Minha jornada é outra. Ou me embrenho pelas livrarias, me escondo nos cantos quietos dos cafés, eu desapareço por longas horas na concepção de algo que muitas vezes está pronto, apenas transcrevo, em um processo que alguém já definiu mediúnico, mas que eu leio bíblico. Não é a mesma coisa, claro. Mas não sou também a mesma coisa de quem quer que seja. Tenho com a escrita uma cumplicidade mirabolante. E o que recebo de volta é uma plenitude que nunca vi em parte alguma, nem descrita.

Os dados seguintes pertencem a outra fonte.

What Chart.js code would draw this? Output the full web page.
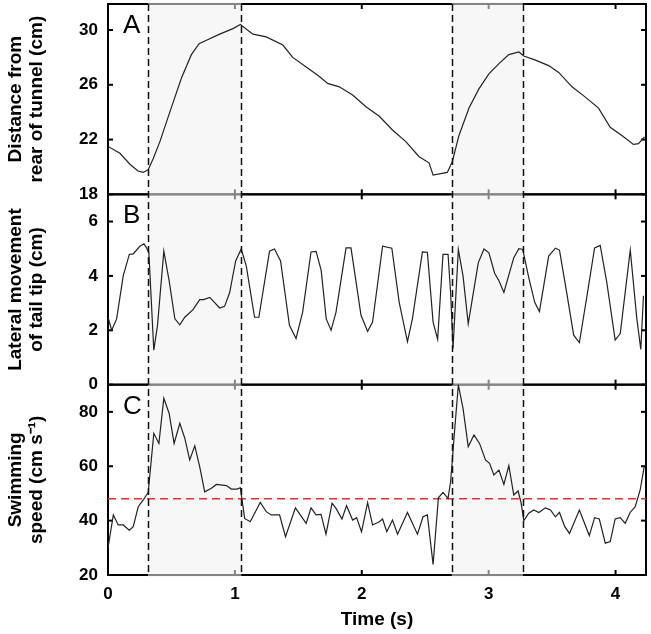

Há angústia da escolha do itinerário, sofrimento com as coisas pequenas que dão errado demais, as malas perdidas, os desencontros dos fusos horários. E há o peso dos destinos encruzilhados. Há na tela o mapa mal traçado de vidas entrelaçadas em mundos cheios de praças, igrejas, cachoeiras, casarões antigos e amores os mais embaralhados. Para onde quer que eu vá, um fim me precedeu, uma ideia brotou como história inesperada. Não me perco menos, em meu coração, do que na realidade.
Só faço as viagens dos meus sonhos, dentro, fora de mim, onde ainda nem existo. Vou para respirar sentimentos que conheço, e para libertar aqueles que entregam flores como passaporte, para depois me despetalarem. O melhor da caminhada sou eu; a pior jornada é a que não se destina a mim. Admiro principalmente seu desapego à gramática e à literatura que não desenham passos que ultrapassem os seus pés. Você não tropeça na vaidade nem na fartura de lugares. Apenas vai. É mais além.
Nem todos sabem o que estão vendo quando enxergam os viajantes. Pensam logo que somos espíritos perdidos no tempo em que nos julgam. Nunca estão saindo, como nunca estamos chegando. Mas deixe que nos vejam. Navegamos nos seus olhos, escalamos o seu espanto. Ou simplesmente seguimos para qualquer canto, enquanto a vida bate com eles o carimbo em nossas passagens. Viajar é um poema que eu canto, você canta e ninguém mais conta por nós.